▶ [THE TASK]: State how many lines include "chart", giving the number by itself.

▶ [DATA LINES]:
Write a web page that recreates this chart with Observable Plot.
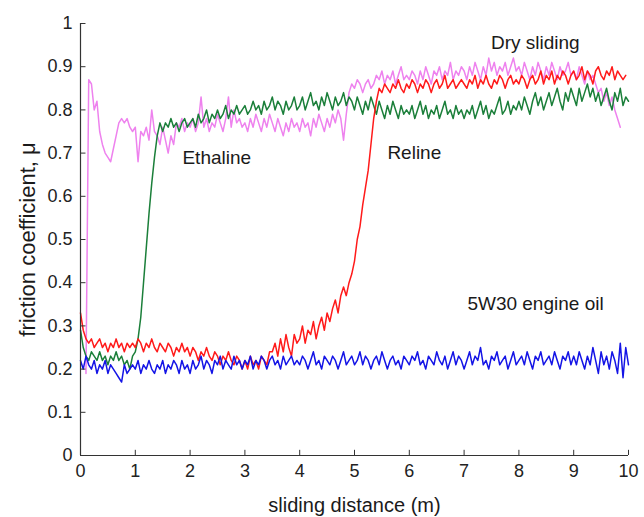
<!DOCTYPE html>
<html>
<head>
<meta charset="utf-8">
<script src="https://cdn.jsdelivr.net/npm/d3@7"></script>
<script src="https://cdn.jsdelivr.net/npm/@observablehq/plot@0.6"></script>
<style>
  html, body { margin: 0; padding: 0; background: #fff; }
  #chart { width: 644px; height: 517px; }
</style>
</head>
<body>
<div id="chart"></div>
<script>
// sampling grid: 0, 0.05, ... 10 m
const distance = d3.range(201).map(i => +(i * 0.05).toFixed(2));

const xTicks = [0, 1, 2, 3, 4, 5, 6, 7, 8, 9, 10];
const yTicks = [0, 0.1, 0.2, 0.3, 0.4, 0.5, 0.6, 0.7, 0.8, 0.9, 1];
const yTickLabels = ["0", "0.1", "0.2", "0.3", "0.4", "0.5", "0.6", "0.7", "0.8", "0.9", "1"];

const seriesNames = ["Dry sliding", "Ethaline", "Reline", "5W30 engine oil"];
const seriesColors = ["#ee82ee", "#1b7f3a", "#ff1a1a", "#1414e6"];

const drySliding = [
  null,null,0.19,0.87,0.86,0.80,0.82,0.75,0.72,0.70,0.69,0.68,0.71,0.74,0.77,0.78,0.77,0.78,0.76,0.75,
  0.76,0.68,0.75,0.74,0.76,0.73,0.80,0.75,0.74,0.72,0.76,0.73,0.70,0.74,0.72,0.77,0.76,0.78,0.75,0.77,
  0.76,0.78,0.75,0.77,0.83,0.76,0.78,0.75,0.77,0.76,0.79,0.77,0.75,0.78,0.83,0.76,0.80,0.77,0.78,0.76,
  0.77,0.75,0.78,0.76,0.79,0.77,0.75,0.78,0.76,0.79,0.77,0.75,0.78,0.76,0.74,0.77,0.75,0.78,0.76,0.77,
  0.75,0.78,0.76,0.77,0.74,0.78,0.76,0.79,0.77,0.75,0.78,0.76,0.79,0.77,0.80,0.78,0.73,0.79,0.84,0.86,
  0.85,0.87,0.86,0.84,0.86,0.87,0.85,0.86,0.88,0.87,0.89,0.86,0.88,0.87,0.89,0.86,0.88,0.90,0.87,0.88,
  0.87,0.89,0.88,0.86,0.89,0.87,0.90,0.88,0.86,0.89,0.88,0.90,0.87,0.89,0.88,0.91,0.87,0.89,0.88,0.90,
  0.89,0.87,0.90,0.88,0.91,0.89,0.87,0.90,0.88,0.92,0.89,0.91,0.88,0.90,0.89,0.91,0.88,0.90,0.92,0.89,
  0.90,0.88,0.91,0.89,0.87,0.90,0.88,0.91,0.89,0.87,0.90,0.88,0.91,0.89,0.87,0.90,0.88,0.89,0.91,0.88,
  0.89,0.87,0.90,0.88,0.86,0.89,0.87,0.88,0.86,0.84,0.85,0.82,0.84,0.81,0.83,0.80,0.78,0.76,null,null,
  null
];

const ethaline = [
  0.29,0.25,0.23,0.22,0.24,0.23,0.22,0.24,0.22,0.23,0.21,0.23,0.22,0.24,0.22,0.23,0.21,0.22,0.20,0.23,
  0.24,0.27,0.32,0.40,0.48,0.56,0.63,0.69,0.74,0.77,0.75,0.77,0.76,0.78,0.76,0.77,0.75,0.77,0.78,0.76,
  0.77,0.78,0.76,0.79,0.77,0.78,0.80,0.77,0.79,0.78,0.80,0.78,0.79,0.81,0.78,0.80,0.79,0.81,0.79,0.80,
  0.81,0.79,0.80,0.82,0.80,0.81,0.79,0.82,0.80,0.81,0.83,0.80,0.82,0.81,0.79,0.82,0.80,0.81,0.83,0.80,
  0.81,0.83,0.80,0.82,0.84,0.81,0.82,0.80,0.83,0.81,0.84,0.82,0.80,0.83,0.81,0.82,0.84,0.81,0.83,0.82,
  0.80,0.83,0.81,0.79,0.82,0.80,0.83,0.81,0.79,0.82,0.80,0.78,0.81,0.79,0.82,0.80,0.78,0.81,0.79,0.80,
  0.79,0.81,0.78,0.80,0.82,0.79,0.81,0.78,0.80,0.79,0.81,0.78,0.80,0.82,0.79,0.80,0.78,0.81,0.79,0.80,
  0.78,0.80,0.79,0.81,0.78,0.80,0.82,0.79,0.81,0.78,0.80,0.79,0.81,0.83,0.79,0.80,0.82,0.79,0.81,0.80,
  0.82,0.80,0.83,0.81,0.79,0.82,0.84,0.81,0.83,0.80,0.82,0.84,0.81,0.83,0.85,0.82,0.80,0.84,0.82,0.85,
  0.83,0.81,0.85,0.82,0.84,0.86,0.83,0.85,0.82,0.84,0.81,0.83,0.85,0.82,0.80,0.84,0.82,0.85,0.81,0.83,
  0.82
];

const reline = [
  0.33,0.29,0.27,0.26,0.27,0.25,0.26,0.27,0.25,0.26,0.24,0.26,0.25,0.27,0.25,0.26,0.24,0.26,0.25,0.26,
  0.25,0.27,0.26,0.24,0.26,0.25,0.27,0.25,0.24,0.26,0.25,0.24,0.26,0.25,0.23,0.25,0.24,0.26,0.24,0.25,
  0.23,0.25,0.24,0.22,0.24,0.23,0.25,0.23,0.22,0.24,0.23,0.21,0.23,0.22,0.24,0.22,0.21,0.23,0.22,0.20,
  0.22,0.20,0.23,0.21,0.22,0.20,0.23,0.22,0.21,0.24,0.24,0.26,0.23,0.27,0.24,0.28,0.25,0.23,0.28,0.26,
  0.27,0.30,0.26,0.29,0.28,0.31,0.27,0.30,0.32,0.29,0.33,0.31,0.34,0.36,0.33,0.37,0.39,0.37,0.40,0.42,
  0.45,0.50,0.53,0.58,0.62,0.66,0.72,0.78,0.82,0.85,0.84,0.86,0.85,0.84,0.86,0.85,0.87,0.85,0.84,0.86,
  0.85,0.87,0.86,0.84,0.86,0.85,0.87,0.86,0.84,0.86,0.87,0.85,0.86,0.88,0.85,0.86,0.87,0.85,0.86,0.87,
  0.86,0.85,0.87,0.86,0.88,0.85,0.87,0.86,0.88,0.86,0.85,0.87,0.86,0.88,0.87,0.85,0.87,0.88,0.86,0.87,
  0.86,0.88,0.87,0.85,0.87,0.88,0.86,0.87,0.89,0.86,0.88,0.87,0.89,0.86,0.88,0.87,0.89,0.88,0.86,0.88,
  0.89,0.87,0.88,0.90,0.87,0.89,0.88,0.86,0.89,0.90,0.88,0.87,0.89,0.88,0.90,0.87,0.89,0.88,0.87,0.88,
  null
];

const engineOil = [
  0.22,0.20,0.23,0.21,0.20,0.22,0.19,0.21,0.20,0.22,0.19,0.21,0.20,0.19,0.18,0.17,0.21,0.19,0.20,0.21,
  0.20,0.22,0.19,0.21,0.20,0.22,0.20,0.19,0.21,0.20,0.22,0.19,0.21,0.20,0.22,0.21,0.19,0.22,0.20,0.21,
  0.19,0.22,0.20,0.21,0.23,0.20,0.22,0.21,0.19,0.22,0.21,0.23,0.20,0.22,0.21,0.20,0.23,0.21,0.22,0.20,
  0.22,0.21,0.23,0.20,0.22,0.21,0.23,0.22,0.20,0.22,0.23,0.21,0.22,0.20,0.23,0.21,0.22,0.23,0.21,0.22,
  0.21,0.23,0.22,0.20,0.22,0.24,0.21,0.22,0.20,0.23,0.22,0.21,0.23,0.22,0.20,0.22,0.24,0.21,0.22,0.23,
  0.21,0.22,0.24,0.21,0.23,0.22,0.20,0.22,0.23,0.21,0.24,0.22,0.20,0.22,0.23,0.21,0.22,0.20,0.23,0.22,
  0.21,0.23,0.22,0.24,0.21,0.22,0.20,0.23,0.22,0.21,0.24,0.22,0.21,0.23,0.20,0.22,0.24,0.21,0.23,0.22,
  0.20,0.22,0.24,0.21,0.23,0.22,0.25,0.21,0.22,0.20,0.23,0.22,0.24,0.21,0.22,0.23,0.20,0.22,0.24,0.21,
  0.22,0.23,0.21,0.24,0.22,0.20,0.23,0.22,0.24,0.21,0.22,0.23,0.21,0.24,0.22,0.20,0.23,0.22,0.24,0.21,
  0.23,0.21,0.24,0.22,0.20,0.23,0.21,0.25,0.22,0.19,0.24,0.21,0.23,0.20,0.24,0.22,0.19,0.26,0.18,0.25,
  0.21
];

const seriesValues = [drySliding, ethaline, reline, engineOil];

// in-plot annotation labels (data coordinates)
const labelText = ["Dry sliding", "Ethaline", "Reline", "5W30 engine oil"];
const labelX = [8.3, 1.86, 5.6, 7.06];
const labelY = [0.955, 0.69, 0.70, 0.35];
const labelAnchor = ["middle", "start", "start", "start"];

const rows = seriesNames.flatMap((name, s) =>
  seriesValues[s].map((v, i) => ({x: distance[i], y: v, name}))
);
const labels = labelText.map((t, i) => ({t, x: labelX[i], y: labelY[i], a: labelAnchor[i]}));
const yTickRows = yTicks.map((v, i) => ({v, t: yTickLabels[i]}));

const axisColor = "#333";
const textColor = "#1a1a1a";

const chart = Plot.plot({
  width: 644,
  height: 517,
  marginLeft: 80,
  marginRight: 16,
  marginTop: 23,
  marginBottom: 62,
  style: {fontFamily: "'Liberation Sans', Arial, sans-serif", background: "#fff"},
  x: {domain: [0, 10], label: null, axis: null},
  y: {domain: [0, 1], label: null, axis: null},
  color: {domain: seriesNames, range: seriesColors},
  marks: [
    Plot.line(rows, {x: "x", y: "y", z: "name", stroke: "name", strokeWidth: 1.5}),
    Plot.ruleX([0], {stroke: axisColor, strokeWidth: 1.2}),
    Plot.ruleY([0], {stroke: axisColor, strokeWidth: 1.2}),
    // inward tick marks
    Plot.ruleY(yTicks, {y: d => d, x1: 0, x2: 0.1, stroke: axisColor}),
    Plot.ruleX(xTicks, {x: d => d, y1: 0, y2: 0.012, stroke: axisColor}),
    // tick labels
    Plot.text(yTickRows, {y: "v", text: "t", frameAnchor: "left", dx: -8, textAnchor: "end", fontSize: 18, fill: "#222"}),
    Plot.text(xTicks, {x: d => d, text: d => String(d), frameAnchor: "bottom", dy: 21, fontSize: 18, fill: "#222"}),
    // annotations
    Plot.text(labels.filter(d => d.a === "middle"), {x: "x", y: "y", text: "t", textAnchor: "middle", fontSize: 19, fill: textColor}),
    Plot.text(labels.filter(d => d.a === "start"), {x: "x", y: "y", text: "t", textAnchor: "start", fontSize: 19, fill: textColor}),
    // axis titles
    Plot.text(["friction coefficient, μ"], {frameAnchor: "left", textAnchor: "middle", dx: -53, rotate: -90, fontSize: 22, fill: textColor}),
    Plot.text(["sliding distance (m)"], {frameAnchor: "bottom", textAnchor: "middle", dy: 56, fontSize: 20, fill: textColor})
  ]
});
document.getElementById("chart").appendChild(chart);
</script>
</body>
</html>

▶ [SOLUTION]: 5